Chief prosecutor Volker Brinkmann said he was “very pleased” with the outcome of the trial, which began in April in a high-security courtroom.

The defendants’ goal was to attack at least 150 Americans — at pubs, discos and other public places — ahead of an Oct. 2007 German parliamentary vote on extending the country’s military deployment in Afghanistan in an effort to influence that decision, the court found.

For that, the four were also found guilty of attempting to coerce parliament.

In detailing the steps that led to their plot, the four explained how they were drawn first to the Islamic faith, then later to Islamic extremism. Both Germans said that current events — for Gelowicz the Sept. 11 attacks on the U.S. and Schneider the abuses committed by American soldiers on Iraqi prisoners in the Abu Ghraib prison — had influenced their decision to carry out jihad, or holy war.

Yet despite their willingness to “serve as angels of death for Islam,” they possessed a “barely rudimentary knowledge” of the Islamic faith, the court said.
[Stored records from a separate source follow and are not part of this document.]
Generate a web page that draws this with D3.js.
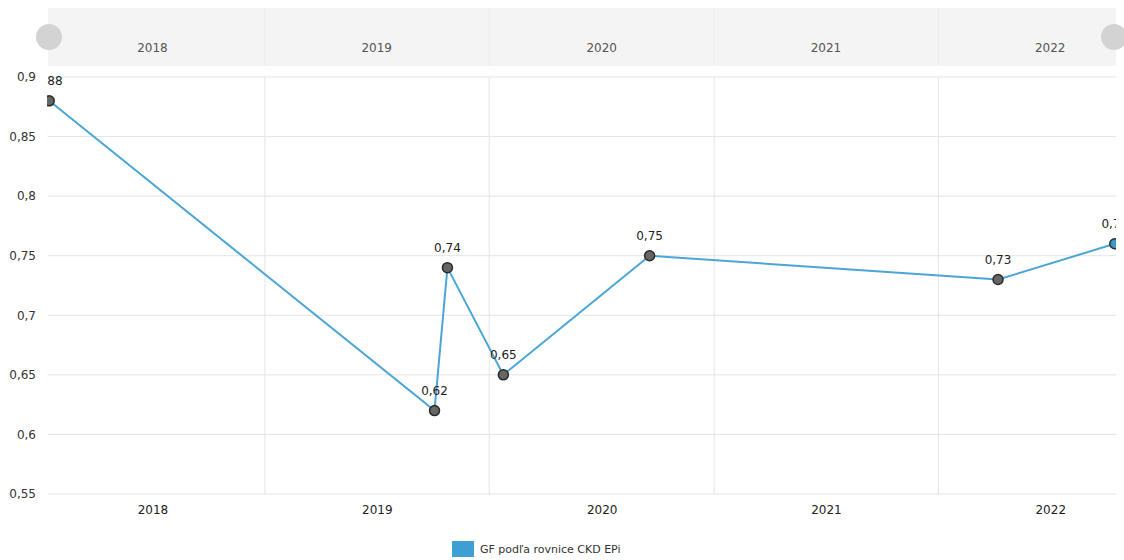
<!DOCTYPE html>
<html><head><meta charset="utf-8">
<script src="https://cdn.jsdelivr.net/npm/d3@7"></script>
<style>body{margin:0;background:#fff}svg{display:block;font-family:"DejaVu Sans",Verdana,sans-serif}</style>
</head><body>
<svg id="c" width="1124" height="560"></svg>
<script>
const dates = ["2018-01-15","2019-10-04","2019-10-25","2020-01-24","2020-09-18","2022-04-08","2022-10-15"];
const values = [0.88,0.62,0.74,0.65,0.75,0.73,0.76];
const yTicks = [0.55,0.6,0.65,0.7,0.75,0.8,0.85,0.9];
const yearLabels = ["2018","2019","2020","2021","2022"];
const seriesName = "GF podľa rovnice CKD EPi";

const parse = d3.timeParse("%Y-%m-%d");
const data = dates.map((d,i)=>({date:parse(d), value:values[i]}));
const svg = d3.select("#c");
const L=48, R=1116, T=77, B=494;
const x = d3.scaleTime().domain([parse("2018-01-13"), parse("2022-10-17")]).range([L,R]);
const y = d3.scaleLinear().domain([0.55,0.9]).range([B,T]);
const fmt = v => d3.format(".2~f")(v).replace(".",",");

const yearStarts = yearLabels.slice(1).map(s=>new Date(+s,0,1));
const yearMids = yearLabels.map(s=>new Date(+s,6,2));

// slider
const sl = svg.append("g");
sl.append("rect").attr("x",L).attr("y",8).attr("width",R-L).attr("height",58).attr("fill","#f4f4f4");
sl.selectAll("line.d").data(yearStarts).join("line")
  .attr("x1",d=>x(d)).attr("x2",d=>x(d)).attr("y1",8).attr("y2",66).attr("stroke","#ebebeb");
sl.selectAll("text").data(yearMids).join("text")
  .attr("x",d=>x(d)).attr("y",52).attr("text-anchor","middle").attr("font-size",12).attr("fill","#555")
  .text((d,i)=>yearLabels[i]);
sl.selectAll("circle").data([49,1114]).join("circle")
  .attr("cx",d=>d).attr("cy",37).attr("r",13).attr("fill","#d3d3d3");

// grid
const g = svg.append("g");
g.selectAll("line.h").data(yTicks).join("line")
  .attr("x1",L).attr("x2",R).attr("y1",d=>y(d)).attr("y2",d=>y(d)).attr("stroke","#e4e4e4");
g.selectAll("line.v").data(yearStarts).join("line")
  .attr("x1",d=>x(d)).attr("x2",d=>x(d)).attr("y1",T).attr("y2",B).attr("stroke","#e4e4e4");

// y axis
const ya = svg.append("g").attr("transform",`translate(${L},0)`)
  .call(d3.axisLeft(y).tickValues(yTicks).tickSize(0).tickPadding(12).tickFormat(fmt));
ya.select(".domain").remove();
ya.selectAll("text").attr("font-size",12).attr("fill","#333").attr("font-family","DejaVu Sans");

// x axis
const xa = svg.append("g").attr("transform",`translate(0,${B})`)
  .call(d3.axisBottom(x).tickValues(yearMids).tickSize(0).tickPadding(11).tickFormat((d,i)=>yearLabels[i]));
xa.select(".domain").remove();
xa.selectAll("text").attr("font-size",12).attr("fill","#222").attr("font-family","DejaVu Sans");

// clip
svg.append("clipPath").attr("id","clip").append("rect").attr("x",L-1).attr("y",0).attr("width",R-L+1).attr("height",560);
const p = svg.append("g").attr("clip-path","url(#clip)");
p.append("path").datum(data)
  .attr("d",d3.line().x(d=>x(d.date)).y(d=>y(d.value)))
  .attr("fill","none").attr("stroke","#4aa6d6").attr("stroke-width",2);
p.selectAll("circle").data(data).join("circle")
  .attr("cx",d=>x(d.date)).attr("cy",d=>y(d.value)).attr("r",5)
  .attr("fill",(d,i)=>i===data.length-1?"#3b98c8":"#666").attr("stroke","#2a2a2a").attr("stroke-width",1.5);
p.selectAll("text").data(data).join("text")
  .attr("x",d=>x(d.date)).attr("y",d=>y(d.value)-16).attr("text-anchor","middle")
  .attr("font-size",12).attr("fill","#222").text(d=>fmt(d.value));

// legend
const lg = svg.append("g");
lg.append("rect").attr("x",452).attr("y",541).attr("width",22).attr("height",16).attr("fill","#3d9fd3");
lg.append("text").attr("x",480).attr("y",553).attr("font-size",11).attr("fill","#333").text(seriesName);
</script>
</body></html>
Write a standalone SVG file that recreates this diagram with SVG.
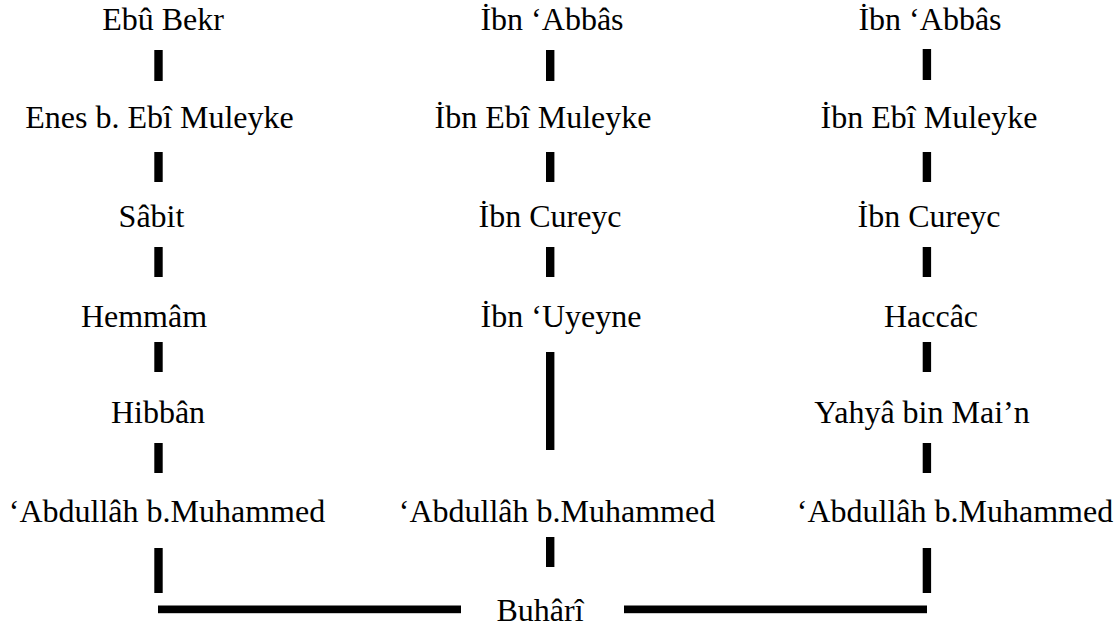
<svg xmlns="http://www.w3.org/2000/svg" width="1120" height="627" viewBox="0 0 1120 627">
<style>
text{font-family:'Liberation Serif','DejaVu Serif',serif;font-size:32px;fill:#000;text-anchor:middle}
.c rect{fill:#000}
</style>
<rect width="1120" height="627" fill="#fff"/>
<g id="left">
<g id="n-l1"><text x="163" y="30">Ebû Bekr</text></g>
<g id="n-l2"><text x="159.5" y="128">Enes b. Ebî Muleyke</text></g>
<g id="n-l3"><text x="151.5" y="227">Sâbit</text></g>
<g id="n-l4"><text x="144" y="327">Hemmâm</text></g>
<g id="n-l5"><text x="158" y="423">Hibbân</text></g>
<g id="n-l6"><text x="167" y="522">‘Abdullâh b.Muhammed</text></g>
</g>
<g id="middle">
<g id="n-m1"><text x="552" y="30">İbn ‘Abbâs</text></g>
<g id="n-m2"><text x="543" y="128">İbn Ebî Muleyke</text></g>
<g id="n-m3"><text x="550" y="227">İbn Cureyc</text></g>
<g id="n-m4"><text x="561" y="327">İbn ‘Uyeyne</text></g>
<g id="n-m5"><text x="557" y="522">‘Abdullâh b.Muhammed</text></g>
</g>
<g id="right">
<g id="n-r1"><text x="930" y="30">İbn ‘Abbâs</text></g>
<g id="n-r2"><text x="929" y="128">İbn Ebî Muleyke</text></g>
<g id="n-r3"><text x="929" y="227">İbn Cureyc</text></g>
<g id="n-r4"><text x="931" y="327">Haccâc</text></g>
<g id="n-r5"><text x="922" y="423">Yahyâ bin Mai’n</text></g>
<g id="n-r6"><text x="955" y="522">‘Abdullâh b.Muhammed</text></g>
</g>
<g id="n-buhari"><text x="540" y="621">Buhârî</text></g>
<g id="connectors" class="c">
<rect x="154.3" y="50" width="8.4" height="31"/>
<rect x="154.3" y="152" width="8.4" height="30"/>
<rect x="154.3" y="247" width="8.4" height="30"/>
<rect x="154.3" y="342" width="8.4" height="30"/>
<rect x="154.3" y="443" width="8.4" height="30"/>
<rect x="154.3" y="548" width="8.4" height="45"/>
<rect x="546" y="50" width="8.4" height="31"/>
<rect x="546" y="152" width="8.4" height="30"/>
<rect x="546" y="247" width="8.4" height="30"/>
<rect x="546" y="352" width="8.4" height="98"/>
<rect x="546" y="537" width="8.4" height="30"/>
<rect x="922.7" y="49" width="8.4" height="31"/>
<rect x="922.7" y="152" width="8.4" height="30"/>
<rect x="922.7" y="247" width="8.4" height="30"/>
<rect x="922.7" y="342" width="8.4" height="30"/>
<rect x="922.7" y="443" width="8.4" height="30"/>
<rect x="922.7" y="548" width="8.4" height="45"/>
<rect x="158" y="605.5" width="303" height="7.7"/>
<rect x="624" y="605.5" width="303" height="7.7"/>
</g>
</svg>
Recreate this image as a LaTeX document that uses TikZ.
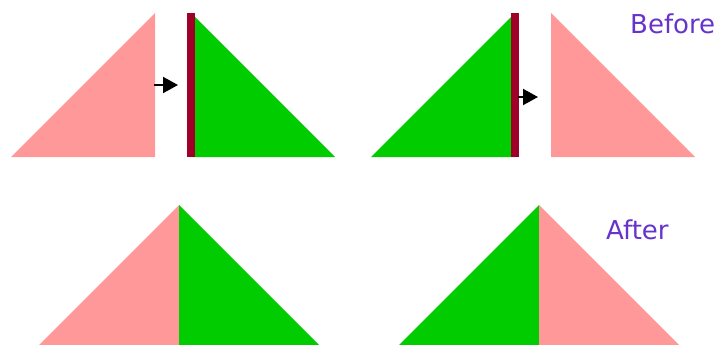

All four completed training at camps run by the Islamic Jihad Union in the Afghan-Pakistani border region, where they were trained in how to alter their appearances, voices and build bombs out of easily obtainable materials.

But German authorities — acting partly on U.S. intelligence — had been watching them and covertly replaced the hydrogen peroxide with a diluted substitute that could not have been used to produce a bomb.

German authorities arrested Gelowicz, Schneider and Yilmaz at a rented cottage in central Germany on Sept. 4, 2007. Turkey picked up Selek in November 2007 and later extradited him to Germany.